### [Dataset excerpts]
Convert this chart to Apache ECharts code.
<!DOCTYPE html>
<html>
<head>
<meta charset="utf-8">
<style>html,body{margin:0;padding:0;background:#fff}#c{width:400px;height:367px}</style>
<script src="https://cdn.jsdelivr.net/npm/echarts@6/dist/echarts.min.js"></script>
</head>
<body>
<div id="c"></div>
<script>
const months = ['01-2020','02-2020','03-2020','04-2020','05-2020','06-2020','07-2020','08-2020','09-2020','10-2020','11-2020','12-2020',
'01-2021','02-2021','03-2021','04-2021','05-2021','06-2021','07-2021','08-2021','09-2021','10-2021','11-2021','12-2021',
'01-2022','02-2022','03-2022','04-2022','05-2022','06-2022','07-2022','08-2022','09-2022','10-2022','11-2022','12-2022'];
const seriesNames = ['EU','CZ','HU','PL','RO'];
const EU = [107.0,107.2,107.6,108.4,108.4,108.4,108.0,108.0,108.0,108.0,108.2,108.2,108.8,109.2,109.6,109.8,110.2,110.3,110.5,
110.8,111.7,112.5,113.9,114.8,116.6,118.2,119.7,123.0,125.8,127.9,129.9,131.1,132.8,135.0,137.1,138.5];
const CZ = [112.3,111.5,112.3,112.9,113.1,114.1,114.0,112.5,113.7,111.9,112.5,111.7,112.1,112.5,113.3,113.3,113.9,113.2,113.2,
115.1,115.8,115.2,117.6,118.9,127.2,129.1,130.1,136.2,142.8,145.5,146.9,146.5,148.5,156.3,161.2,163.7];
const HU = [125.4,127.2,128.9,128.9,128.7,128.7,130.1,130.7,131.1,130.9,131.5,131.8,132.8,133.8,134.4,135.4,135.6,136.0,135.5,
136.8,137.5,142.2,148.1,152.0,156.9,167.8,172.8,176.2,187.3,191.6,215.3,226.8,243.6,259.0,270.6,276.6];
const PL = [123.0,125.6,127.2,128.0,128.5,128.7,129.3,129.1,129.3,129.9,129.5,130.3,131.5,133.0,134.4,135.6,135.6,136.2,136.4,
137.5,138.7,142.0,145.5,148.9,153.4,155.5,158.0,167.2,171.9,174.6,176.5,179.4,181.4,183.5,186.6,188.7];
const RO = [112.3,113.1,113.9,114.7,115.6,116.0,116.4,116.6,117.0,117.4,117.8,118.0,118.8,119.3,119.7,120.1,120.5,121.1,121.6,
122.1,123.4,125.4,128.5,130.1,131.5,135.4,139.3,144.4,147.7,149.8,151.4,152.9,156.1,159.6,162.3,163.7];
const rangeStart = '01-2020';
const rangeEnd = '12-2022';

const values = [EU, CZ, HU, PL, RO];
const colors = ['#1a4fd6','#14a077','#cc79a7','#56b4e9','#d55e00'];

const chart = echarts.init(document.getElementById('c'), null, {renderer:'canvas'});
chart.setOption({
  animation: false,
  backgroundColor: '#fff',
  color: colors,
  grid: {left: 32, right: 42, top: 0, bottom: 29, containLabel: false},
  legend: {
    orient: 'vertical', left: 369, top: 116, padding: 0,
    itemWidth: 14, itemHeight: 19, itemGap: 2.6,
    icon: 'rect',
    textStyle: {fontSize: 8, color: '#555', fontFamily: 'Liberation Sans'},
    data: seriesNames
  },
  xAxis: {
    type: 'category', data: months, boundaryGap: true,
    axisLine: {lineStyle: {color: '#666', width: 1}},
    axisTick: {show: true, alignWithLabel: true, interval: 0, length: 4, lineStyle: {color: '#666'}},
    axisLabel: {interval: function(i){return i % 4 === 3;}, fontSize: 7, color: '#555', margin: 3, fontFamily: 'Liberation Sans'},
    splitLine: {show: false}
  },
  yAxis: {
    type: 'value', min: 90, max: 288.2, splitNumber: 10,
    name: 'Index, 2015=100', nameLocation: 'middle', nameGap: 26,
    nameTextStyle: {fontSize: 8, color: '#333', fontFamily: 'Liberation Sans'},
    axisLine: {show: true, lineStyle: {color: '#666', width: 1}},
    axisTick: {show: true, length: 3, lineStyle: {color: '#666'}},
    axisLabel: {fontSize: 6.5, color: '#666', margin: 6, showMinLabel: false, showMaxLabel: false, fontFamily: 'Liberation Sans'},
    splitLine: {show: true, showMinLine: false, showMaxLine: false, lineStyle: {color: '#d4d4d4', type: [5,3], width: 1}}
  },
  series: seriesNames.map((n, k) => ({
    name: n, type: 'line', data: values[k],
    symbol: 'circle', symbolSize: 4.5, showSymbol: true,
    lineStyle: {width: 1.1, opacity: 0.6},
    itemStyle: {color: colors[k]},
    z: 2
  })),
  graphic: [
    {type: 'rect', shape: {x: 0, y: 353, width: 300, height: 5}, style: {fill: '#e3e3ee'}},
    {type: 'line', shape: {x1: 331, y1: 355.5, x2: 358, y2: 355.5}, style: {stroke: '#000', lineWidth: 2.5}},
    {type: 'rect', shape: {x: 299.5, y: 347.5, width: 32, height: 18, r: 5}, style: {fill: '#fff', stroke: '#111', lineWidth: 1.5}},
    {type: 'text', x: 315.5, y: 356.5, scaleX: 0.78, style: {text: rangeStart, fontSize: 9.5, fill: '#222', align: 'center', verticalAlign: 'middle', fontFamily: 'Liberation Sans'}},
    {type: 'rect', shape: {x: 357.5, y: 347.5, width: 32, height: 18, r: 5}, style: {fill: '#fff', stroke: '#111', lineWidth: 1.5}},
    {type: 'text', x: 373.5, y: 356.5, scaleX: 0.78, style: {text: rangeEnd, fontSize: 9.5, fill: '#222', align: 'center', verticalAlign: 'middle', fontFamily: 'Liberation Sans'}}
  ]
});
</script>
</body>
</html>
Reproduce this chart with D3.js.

### [Your instructions]
Identify and copy lines that hold the string "this".

### [Written answer]
Convert this chart to Apache ECharts code.
Reproduce this chart with D3.js.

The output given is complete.